Regarding investment, clearly subsidies and other tax breaks for investors will encourage private investment, other factors remaining equal. However, the strength of these effects will ultimately depend on the state of overall demand in the economy. If demand conditions are weak, the impetus to invest is also likely to be weak, tax breaks or no tax breaks. In this respect, tax breaks are not much different from interest-rate cuts. Whereas an act of spending adds directly to income, an investment subsidy or tax break works only indirectly as an inducement to invest. The strength of the inducement is uncertain.
In any case, once it is recognized that investment includes not just private but also public investment, there is no necessity to incentivize private investment. Even if a change in taxes happens to discourage private investment, a currency-issuing government can always take up the slack. Not only can government maintain levels of overall investment spending, but doing so is likely to maintain conditions conducive to private investment. This is likely for both supply and demand-side reasons. On the supply side, public investment in infrastructure sets a foundation for more efficient and cheaper private production and investment. As with other supply-side effects, whether the potential is realized will still be contingent on demand.

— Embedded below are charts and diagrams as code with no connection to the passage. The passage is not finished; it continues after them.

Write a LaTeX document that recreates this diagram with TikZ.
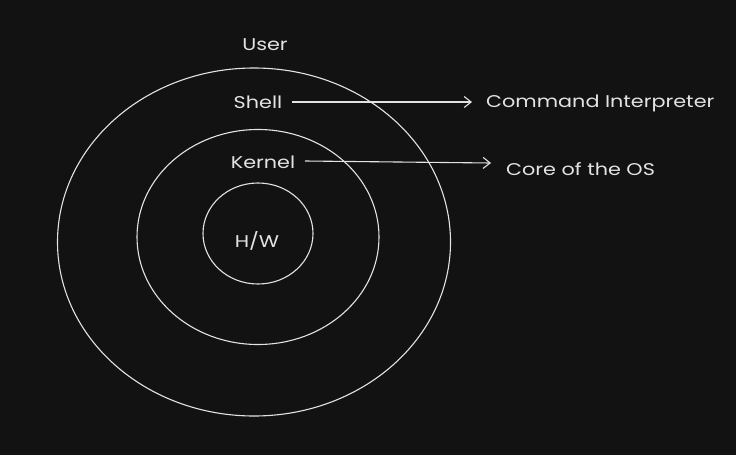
\documentclass[tikz,border=0pt]{standalone}
\usepackage{graphicx}
\usepackage{fontspec}
\setmainfont{Poppins}
\usetikzlibrary{arrows.meta}
\definecolor{bg}{HTML}{121212}
\definecolor{ink}{HTML}{E3E3E3}
\newcommand{\handtxt}[1]{\scalebox{1.22}[1]{#1}}
\begin{document}
\begin{tikzpicture}[x=1pt,y=-1pt,
  ring/.style={draw=ink,line width=1.1pt},
  lbl/.style={text=ink,font=\fontsize{17}{20}\selectfont,inner sep=0pt,anchor=center},
  conn/.style={draw=ink,line width=1.1pt,-{Straight Barb[length=7pt,width=11pt]}}]
\fill[bg] (0,0) rectangle (736,455);
\useasboundingbox (0,0) rectangle (736,455);
\draw[ring] (254,242) ellipse [x radius=196.5,y radius=174];
\draw[ring] (258,237) ellipse [x radius=121,y radius=107.5];
\draw[ring] (258,233.5) ellipse [x radius=55,y radius=50.5];
\node[lbl] (user) at (265,45) {\handtxt{User}};
\node[lbl] (shell) at (258,102) {\handtxt{Shell}};
\node[lbl] (kernel) at (263,162) {\handtxt{Kernel}};
\node[lbl] (hw) at (257,241) {\handtxt{H/W}};
\node[lbl,anchor=west] (cmd) at (486,103) {\handtxt{Command Interpreter}};
\node[lbl,anchor=west] (core) at (506,169) {\handtxt{Core of the OS}};
\coordinate (a1s) at (292,102);
\coordinate (a1e) at (472,102);
\coordinate (a2s) at (305,161);
\coordinate (a2e) at (491,163);
\draw[conn] (a1s) -- (a1e);
\draw[conn] (a2s) -- (a2e);
\end{tikzpicture}
\end{document}
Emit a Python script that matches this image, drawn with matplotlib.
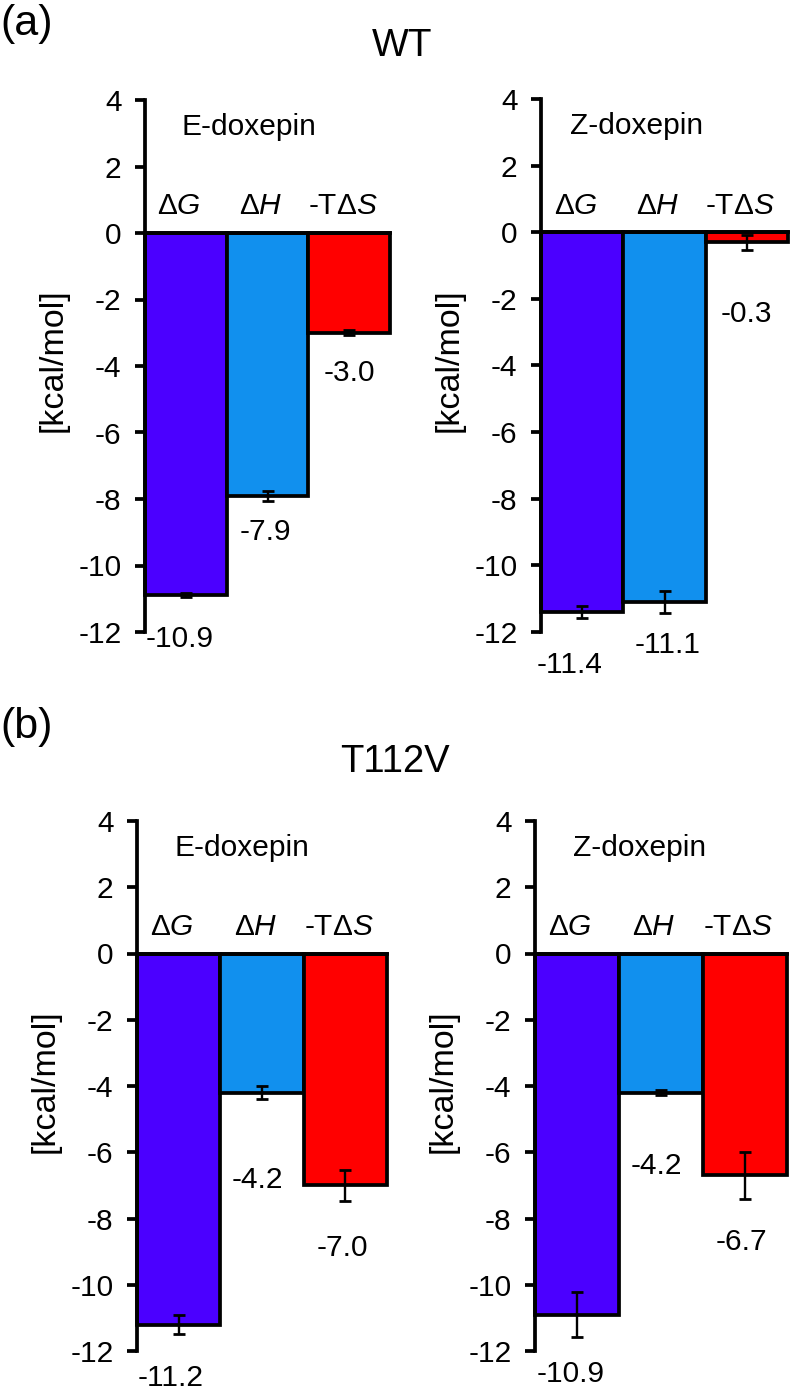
import matplotlib
matplotlib.use("Agg")
import matplotlib.pyplot as plt

plt.rcParams['font.family'] = ['Liberation Sans', 'DejaVu Sans']
plt.rcParams['mathtext.fontset'] = 'custom'
plt.rcParams['mathtext.rm'] = 'Liberation Sans'
plt.rcParams['mathtext.it'] = 'Liberation Sans:italic'
plt.rcParams['axes.unicode_minus'] = False

# ---- data ----
terms = [r'$\Delta\mathit{G}$', r'$\Delta\mathit{H}$', r'-T$\Delta\mathit{S}$']
colors = ['#4B00FF', '#1190EE', '#FF0000']

wt_e_values = [-10.9, -7.9, -3.0]
wt_e_errors = [0.06, 0.15, 0.07]
wt_z_values = [-11.4, -11.1, -0.3]
wt_z_errors = [0.19, 0.32, 0.22]
t112v_e_values = [-11.2, -4.2, -7.0]
t112v_e_errors = [0.29, 0.20, 0.47]
t112v_z_values = [-10.9, -4.2, -6.7]
t112v_z_errors = [0.69, 0.08, 0.70]

yticks = [4, 2, 0, -2, -4, -6, -8, -10, -12]

# ---- layout ----
W, H = 790, 1389
fig = plt.figure(figsize=(W / 100, H / 100), dpi=100)


def box(x0, x1, ytop, ybot):
    return [x0 / W, 1 - ybot / H, (x1 - x0) / W, (ybot - ytop) / H]


panels = [
    dict(rect=box(145, 390, 100, 632), name='E-doxepin', name_x=-0.05,
         values=wt_e_values, errors=wt_e_errors,
         label_y=[-12.2, -9.0, -4.2], label_dx=[-0.08, -0.02, 0.0]),
    dict(rect=box(541, 788, 99, 632), name='Z-doxepin', name_x=-0.15,
         values=wt_z_values, errors=wt_z_errors,
         label_y=[-13.0, -12.4, -2.45], label_dx=[-0.15, 0.04, 0.0]),
    dict(rect=box(137, 387, 821, 1351), name='E-doxepin', name_x=-0.05,
         values=t112v_e_values, errors=t112v_e_errors,
         label_y=[-12.8, -6.85, -8.9], label_dx=[-0.1, -0.05, -0.03]),
    dict(rect=box(535, 787, 821, 1351), name='Z-doxepin', name_x=-0.05,
         values=t112v_z_values, errors=t112v_z_errors,
         label_y=[-12.7, -6.4, -8.7], label_dx=[-0.08, -0.05, -0.04]),
]

LW = 2.7
FS = 21.5
x = [0, 1, 2]
for p in panels:
    ax = fig.add_axes(p['rect'])
    ax.bar(x, p['values'], width=1.0, color=colors, edgecolor='black',
           linewidth=LW, zorder=2, clip_on=False)
    ax.errorbar(x, p['values'], yerr=p['errors'], fmt='none', ecolor='black',
                elinewidth=1.7, capsize=4.5, capthick=2.0, zorder=3,
                clip_on=False)
    ax.set_xlim(-0.5, 2.5)
    ax.set_ylim(-12, 4)
    ax.set_yticks(yticks)
    ax.set_yticklabels([str(t) for t in yticks])
    ax.tick_params(axis='y', direction='out', length=7, width=LW,
                   labelsize=FS, pad=10)
    ax.set_xticks([])
    for s in ['top', 'right']:
        ax.spines[s].set_visible(False)
    ax.spines['left'].set_linewidth(LW)
    ax.spines['bottom'].set_position(('data', 0))
    ax.spines['bottom'].set_linewidth(LW)
    ax.spines['bottom'].set_zorder(4)
    ax.set_ylabel('[kcal/mol]', fontsize=24.5)
    width_px = p['rect'][2] * W
    ax.yaxis.set_label_coords(-76 / width_px, 0.51)
    ax.text(p['name_x'], 3.2, p['name'], fontsize=FS, ha='left', va='center')
    for i, t in enumerate(terms):
        ax.text(x[i] - 0.08, 0.8, t, fontsize=FS, ha='center', va='center')
    for i, v in enumerate(p['values']):
        ax.text(x[i] + p['label_dx'][i], p['label_y'][i], f'{v:.1f}',
                fontsize=FS, ha='center', va='center', clip_on=False)

fig.text(0.0, 1 - 24 / H, '(a)', fontsize=31, ha='left', va='center')
fig.text(402 / W, 1 - 46 / H, 'WT', fontsize=28, ha='center', va='center')
fig.text(0.0, 1 - 727 / H, '(b)', fontsize=31, ha='left', va='center')
fig.text(395 / W, 1 - 762 / H, 'T112V', fontsize=27.5, ha='center', va='center')

fig.savefig('out.png', dpi=100)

On the demand side, public investment, like any form of exogenous expenditure, has a multiplier effect on income that is likely to encourage, rather than discourage, private investment.
In closing, the purpose of the present discussion has not been to claim anything definitive about the effects of taxes but simply to observe that: (i) the demand and incentive effects of taxation are far from uniform, and in many cases the incentive effects are likely to work in the opposite direction to those claimed by supply siders; (ii) notwithstanding any incentive effects, a currency-issuing government always has the fiscal capacity to maintain demand and to facilitate socially beneficial production irrespective of the preferences of private corporations or profit considerations.
Needless to say, a government in cahoots with the most powerful corporations and financiers will not use its fiscal capacity for the benefit of ordinary citizens unless ordinary citizens first become aware of this capacity and stand up as one to demand responsible application of it.